This article from the Colorado Springs Gazette talks about a bipartisan bill to encourage mining of rare metal deposits. They reported on a Colorado School of Mines professor, Morgan Bazilion, testifying to the Senate Energy and Natural Resources committee.
Bazilian is director of the Payne Institute for Public Policy at the Colorado School of Mines in Golden.
He testified before the Senate Energy and Natural Resources Committee as it considers legislation that creates incentives for U.S. mining companies to extract more of the minerals to make rechargeable batteries, solar panels, wind turbines and consumer products.
Manufacturing them often requires use of rare earth elements such as lithium, cobalt and yttrium.
Most rare earth minerals used in the U.S. come from China, where regulatory and environmental obstacles are less stringent and costly. Minerals commonly are extracted from open pit mines that are unlikely to win permits from U.S. regulatory agencies.
Nevertheless, new clean energy technologies cannot do without them, Bazilian said.
“The future energy system will be far more mineral- and metal-intensive than it is today,” he told the Senate committee. “Many of these advanced technologies require minerals and metals with particular properties that have few to no current substitutes.”
U.S. Geological Survey studies show large rare metal deposits in Colorado, particularly in the Wet Mountains and San Juan Mountains.
A leading legislative proposal in Congress to encourage more U.S. development of rare earth minerals is the American Mineral and Security Act, S. 1317.
It would require the Interior Department to maintain a list of minerals critical to U.S. economic prosperity and national security. Regulatory agencies also would be charged with improving processes to find, develop and use the minerals for industry.
You can see if there are rare earth minerals spotted by the USGS on these maps.

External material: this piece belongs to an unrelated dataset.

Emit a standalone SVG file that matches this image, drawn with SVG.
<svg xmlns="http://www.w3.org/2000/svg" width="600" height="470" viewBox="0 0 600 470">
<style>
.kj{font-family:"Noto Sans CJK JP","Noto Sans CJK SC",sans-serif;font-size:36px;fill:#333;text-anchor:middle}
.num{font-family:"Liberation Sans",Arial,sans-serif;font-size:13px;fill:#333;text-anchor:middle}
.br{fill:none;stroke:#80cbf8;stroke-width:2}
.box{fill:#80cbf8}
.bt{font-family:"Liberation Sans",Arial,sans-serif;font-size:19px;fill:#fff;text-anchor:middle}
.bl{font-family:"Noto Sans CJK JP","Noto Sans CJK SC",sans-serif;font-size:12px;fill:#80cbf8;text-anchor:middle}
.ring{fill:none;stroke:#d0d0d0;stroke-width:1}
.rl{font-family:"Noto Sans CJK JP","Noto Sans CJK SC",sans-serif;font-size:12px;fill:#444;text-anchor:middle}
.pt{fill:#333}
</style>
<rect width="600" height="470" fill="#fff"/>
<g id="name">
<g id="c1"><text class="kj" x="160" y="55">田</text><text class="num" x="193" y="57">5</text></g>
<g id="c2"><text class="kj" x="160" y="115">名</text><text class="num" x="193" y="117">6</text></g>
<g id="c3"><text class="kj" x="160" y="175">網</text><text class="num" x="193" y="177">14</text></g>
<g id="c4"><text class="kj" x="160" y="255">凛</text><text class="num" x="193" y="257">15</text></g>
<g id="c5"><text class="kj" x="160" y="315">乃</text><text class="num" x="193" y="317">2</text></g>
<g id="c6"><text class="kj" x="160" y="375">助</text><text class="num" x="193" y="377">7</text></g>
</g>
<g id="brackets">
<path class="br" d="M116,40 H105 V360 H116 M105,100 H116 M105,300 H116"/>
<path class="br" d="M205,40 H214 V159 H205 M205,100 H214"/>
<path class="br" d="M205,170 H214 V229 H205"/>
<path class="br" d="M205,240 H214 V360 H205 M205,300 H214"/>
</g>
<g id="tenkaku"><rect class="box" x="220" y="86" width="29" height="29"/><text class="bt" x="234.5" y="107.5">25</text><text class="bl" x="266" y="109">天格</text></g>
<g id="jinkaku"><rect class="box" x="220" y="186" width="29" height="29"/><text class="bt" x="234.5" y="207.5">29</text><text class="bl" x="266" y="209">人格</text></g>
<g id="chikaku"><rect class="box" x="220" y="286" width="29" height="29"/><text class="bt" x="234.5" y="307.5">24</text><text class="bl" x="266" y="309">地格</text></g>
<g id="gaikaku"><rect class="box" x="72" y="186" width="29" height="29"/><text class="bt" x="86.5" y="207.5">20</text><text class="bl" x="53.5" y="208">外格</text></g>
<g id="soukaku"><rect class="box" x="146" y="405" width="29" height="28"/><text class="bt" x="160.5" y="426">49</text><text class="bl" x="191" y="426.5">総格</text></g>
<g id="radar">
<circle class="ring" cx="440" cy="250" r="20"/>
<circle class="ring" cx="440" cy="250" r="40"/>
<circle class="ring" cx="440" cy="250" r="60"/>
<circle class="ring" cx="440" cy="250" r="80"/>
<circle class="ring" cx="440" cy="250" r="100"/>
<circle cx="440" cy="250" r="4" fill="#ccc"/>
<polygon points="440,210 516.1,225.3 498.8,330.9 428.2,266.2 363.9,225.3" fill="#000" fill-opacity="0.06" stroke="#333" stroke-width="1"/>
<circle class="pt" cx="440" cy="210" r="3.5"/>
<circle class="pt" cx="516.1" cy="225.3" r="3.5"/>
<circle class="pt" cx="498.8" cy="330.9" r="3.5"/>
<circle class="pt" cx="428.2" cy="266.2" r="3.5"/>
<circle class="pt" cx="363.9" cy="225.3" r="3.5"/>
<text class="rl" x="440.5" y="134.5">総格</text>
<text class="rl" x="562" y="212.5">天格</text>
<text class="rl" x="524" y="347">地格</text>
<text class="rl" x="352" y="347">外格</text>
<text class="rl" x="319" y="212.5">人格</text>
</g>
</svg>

Which even an old GIS-impaired person can use. Some appear to be on FS, although to what extent the FS would regulate vs. it being a locatable mineral, I don’t know.
I think it’s interesting because it’s one of a list of products (1) is something people need and (2) it can be produced from US lands but (3) the choice is to pay folks in other countries with potentially less stringent environmental regulation, and who may not always be inclined to sell them to us. On the pyramid of pristinity, of course, mining is possibly the lowest.

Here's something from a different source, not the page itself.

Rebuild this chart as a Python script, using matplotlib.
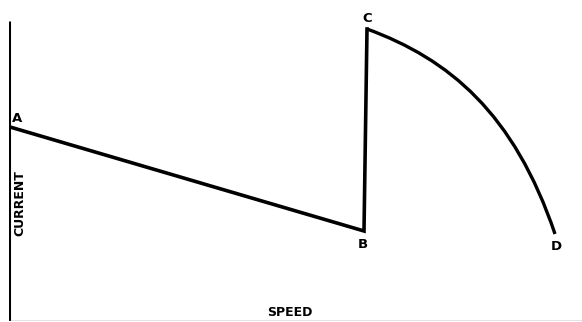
import matplotlib.pyplot as plt
from matplotlib.path import Path
from matplotlib.patches import PathPatch

plt.rcParams['font.family'] = ['DejaVu Sans']

# curve points, chart units measured from the axis corner
seg_x = [1, 355, 358]          # A -> B -> C
seg_y = [194, 90, 292]
# C -> D drawn as one cubic bezier: start, two handles, end
arc_x = [358, 440, 505, 546]
arc_y = [292, 262, 208, 87]

point_names = ['A', 'B', 'C', 'D']
point_x = [8, 354, 358, 547]
point_y = [203, 77, 303, 75]

fig = plt.figure(figsize=(5.82, 3.22), dpi=100)
ax = fig.add_axes([9 / 582, 1 / 322, 573 / 582, 318 / 322])
ax.set_xlim(0, 573)
ax.set_ylim(0, 318)
ax.axis('off')

# axes drawn by hand: heavy vertical, faint horizontal
ax.plot([0, 0], [0, 300], color='black', lw=2.2, solid_capstyle='butt')
ax.plot([0, 573], [0, 0], color='0.45', lw=1.0)

ax.plot(seg_x, seg_y, color='black', lw=2.6, solid_joinstyle='miter')
arc = Path(list(zip(arc_x, arc_y)), [Path.MOVETO, Path.CURVE4, Path.CURVE4, Path.CURVE4])
ax.add_patch(PathPatch(arc, facecolor='none', edgecolor='black', lw=2.4, capstyle='butt'))

for name, x, y in zip(point_names, point_x, point_y):
    ax.text(x, y, name, fontsize=9.5, fontweight='bold', ha='center', va='center')

ax.text(11, 118, 'CURRENT', rotation=90, fontsize=9, fontweight='bold',
        ha='center', va='center')
ax.text(281, 8, 'SPEED', fontsize=9, fontweight='bold', ha='center', va='center')

plt.savefig('out.png', dpi=100)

It seems to me that a rational approach would be to suggest:
(1) our country’s demand and use is the ultimate source of environmental damage, not the producer. By buying resources from other countries, we are implicitly accepting our responsibility for their environmental damage. This decoupling of responsibility seems to be assumed.

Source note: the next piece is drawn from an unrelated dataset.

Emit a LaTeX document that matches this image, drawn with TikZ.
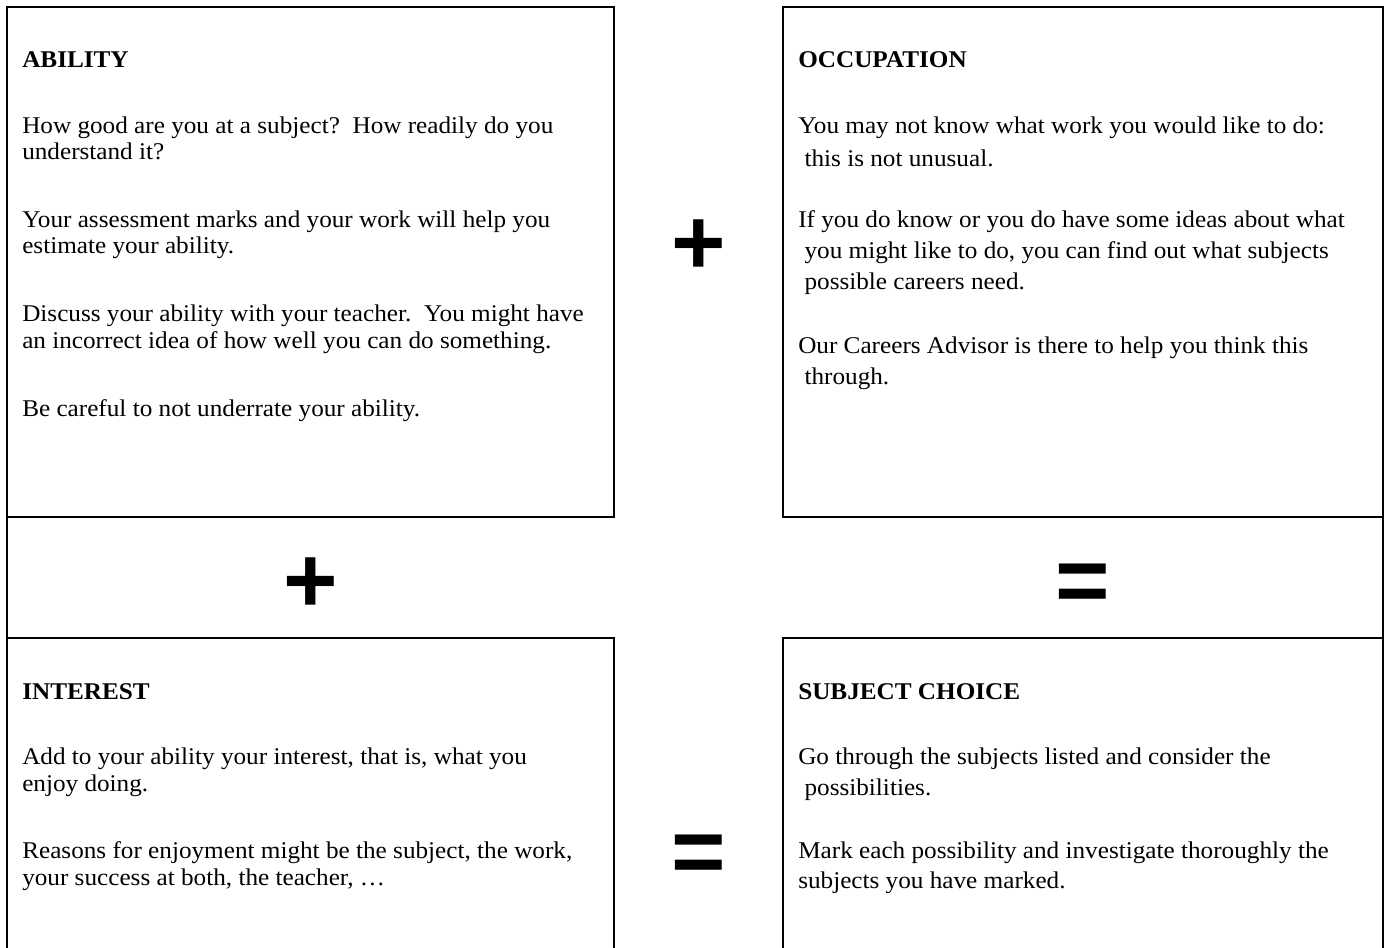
\documentclass[tikz,border=0pt]{standalone}
\usepackage{fontspec}
\setmainfont{Liberation Serif}[FakeStretch=1.05]
\newfontfamily\opfont{Liberation Sans}
\tikzset{
  frame/.style={line width=1.9pt, line join=miter},
  txt/.style={anchor=base west, inner sep=0pt, font=\fontsize{18}{21}\selectfont},
  head/.style={anchor=base west, inner sep=0pt, font=\fontsize{18}{21}\selectfont\bfseries},
  op/.style={anchor=base, inner sep=0pt, font=\opfont\bfseries\fontsize{70}{70}\selectfont}
}
\begin{document}
\begin{tikzpicture}[x=0.75pt,y=-0.75pt]
\useasboundingbox (0,0) rectangle (1386,947);
% frames
\draw[frame] (7,7) rectangle (614,517);
\draw[frame] (783,7) rectangle (1383,517);
\draw[frame] (7,517) -- (7,638);
\draw[frame] (1383,517) -- (1383,638);
\draw[frame] (7,952) -- (7,638) -- (614,638) -- (614,952);
\draw[frame] (783,952) -- (783,638) -- (1383,638) -- (1383,952);
% ABILITY
\node[head] (abh) at (22,67.5) {ABILITY};
\node[txt] (ab1) at (22,133.5) {How good are you at a subject?\ \ How readily do you};
\node[txt] (ab2) at (22,159.5) {understand it?};
\node[txt] (ab3) at (22,227.5) {Your assessment marks and your work will help you};
\node[txt] (ab4) at (22,253.5) {estimate your ability.};
\node[txt] (ab5) at (22,321.5) {Discuss your ability with your teacher.\ \ You might have};
\node[txt] (ab6) at (22,348.5) {an incorrect idea of how well you can do something.};
\node[txt] (ab7) at (22,416.5) {Be careful to not underrate your ability.};
% OCCUPATION
\node[head] (och) at (798,67.5) {OCCUPATION};
\node[txt] (oc1) at (798,133.5) {You may not know what work you would like to do:};
\node[txt] (oc2) at (798,166.5) {\ this is not unusual.};
\node[txt] (oc3) at (798,227.5) {If you do know or you do have some ideas about what};
\node[txt] (oc4) at (798,258.5) {\ you might like to do, you can find out what subjects};
\node[txt] (oc5) at (798,289.5) {\ possible careers need.};
\node[txt] (oc6) at (798,353.5) {Our Careers Advisor is there to help you think this};
\node[txt] (oc7) at (798,384.5) {\ through.};
% INTEREST
\node[head] (inh) at (22,699.5) {INTEREST};
\node[txt] (in1) at (22,764.5) {Add to your ability your interest, that is, what you};
\node[txt] (in2) at (22,791.5) {enjoy doing.};
\node[txt] (in3) at (22,858.5) {Reasons for enjoyment might be the subject, the work,};
\node[txt] (in4) at (22,885.5) {your success at both, the teacher, …};
% SUBJECT CHOICE
\node[head] (sch) at (798,699.5) {SUBJECT CHOICE};
\node[txt] (sc1) at (798,764.5) {Go through the subjects listed and consider the};
\node[txt] (sc2) at (798,795.5) {\ possibilities.};
\node[txt] (sc3) at (798,858.5) {Mark each possibility and investigate thoroughly the};
\node[txt] (sc4) at (798,888.5) {subjects you have marked.};
% operators
\node[op] (plus1) at (699,274) {+};
\node[op] (plus2) at (311,612) {+};
\node[op] (eq1) at (1083,612) {=};
\node[op] (eq2) at (699,883) {=};
\end{tikzpicture}
\end{document}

(2) there is some utility to being diverse and resilient to market forces and not dependent on other countries (especially when there are relatively few).
(3) if we produce, we can regulate in a way that is meaningful to us,
(4) if we produce, we get jobs (seemingly high paying), taxes, and if it’s on federal land, $ back to the feds (and for oil and gas, the states).
(5) to me, it’s conceptually different if we have it and don’t produce it, compared to not having the resource at all, which necessitates trade as a source.
For those of us who remember the oil crises of the past, we may not understand all the ins and outs of the geopolitical consequences of dependence for today, but our experience has not been good.
But what if we decided to take environmental responsibility for our own demand (in cases where we have that resource), and produce what we consume ourselves, or at least enough to make us resilient to market and geopolitical forces?
And what should be the role that federal land would play in that? Politician wise, we have the current Gov. of Colorado who called for less regulating of solar and wind on federal land, and we have current Presidential candidates who want to stop oil and gas leasing on federal land. Should the openness to activities on federal land depend on The Pyramid of Pristinity or the Pyramid of Climate Utility?